Current Issue #488

Film Review: Disobedience

Film Review: Disobedience

After his Oscar-winning A Fantastic Woman, Chilean co-writer/director Sebastián Lelio’s filming of Naomi Alderman’s novel Disobedience is another study of complex relationships in uneasy contemporary times, and features beautifully understated performances.

All of Lelio’s films are about love that breaks accepted rules: The Year Of The Tiger concerns the bonds between an estranged family; Gloria depicts desire between ‘older people’; A Fantastic Woman follows the plight of a transgender woman after her partner dies; and this is about two women who have tried to give each other up but can’t.
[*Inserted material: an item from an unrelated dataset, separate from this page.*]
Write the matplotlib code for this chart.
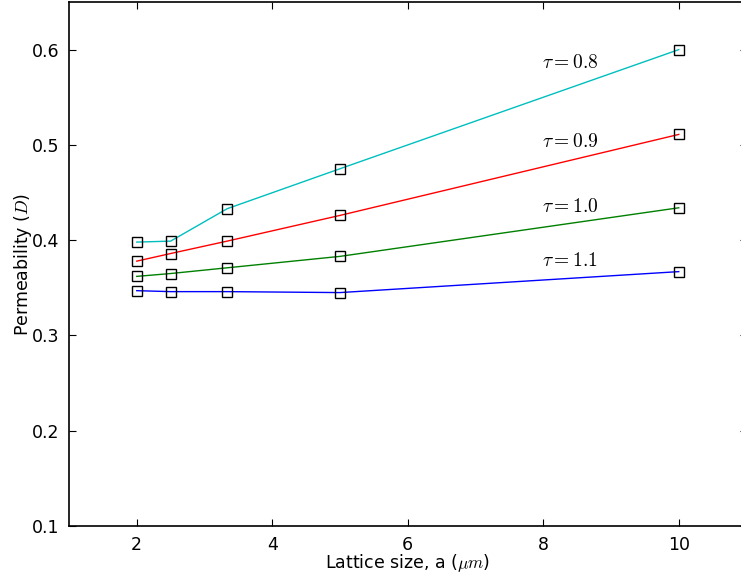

Lelio’s first film outside Chile opens with photographer Ronit Krushka (Rachel Weisz, also a producer) hearing of the death of her long-alienated rabbi father while she works at her studio in New York, and we’re with her during a montage of shock and grief in which Weisz truly shines. Ronit travels to her former home in London and faces the orthodox Jewish community who cast her out years before, and she’s sneeringly shunned again (you’ve never heard the greeting, “May you live a long life,” carry such venom).

Dovid Kuperman (Alessandro Nivola), the heir to Ronit’s dad’s rabbinical position, is surprised but pleased to see her, and his controversial decision to let her stay at his home is a hint that he’s going to meet the challenges to his strict traditionalism that will come later. This is, of course, also complicated greatly by the revelation that he has married Esti (Rachel McAdams), who is the very reason why Ronit ‘left’ in the first place.

Esti is then quietly studied and it’s clear that she has settled for Dovid and doesn’t truly love him, although he’s not a villain and Nivola plays him with an impressive mixture of warmth, forgiveness, repression and anger. He can’t stop what’s inevitable though, and when the two women are alone for the first time and The Cure’s Love Song just happens to be playing on the radio, they finally kiss. They — and we — know that things are about to get awfully tricky.

Another director (and novelist) might have fashioned this material into some kind of softcore sex drama, but Lelio ensures that it’s all about the characters and the emotion. Any concerns that there are lingering anti-Semitic edges here also evaporate, although there is a strong suggestion that this traditional community’s sexism seriously needs to change. And the Rachels are tremendous: Weisz is the focus of the early sections of the narrative while, later, McAdams offers some of her finest work yet.

Rated MA. Disobedience is in cinemas now.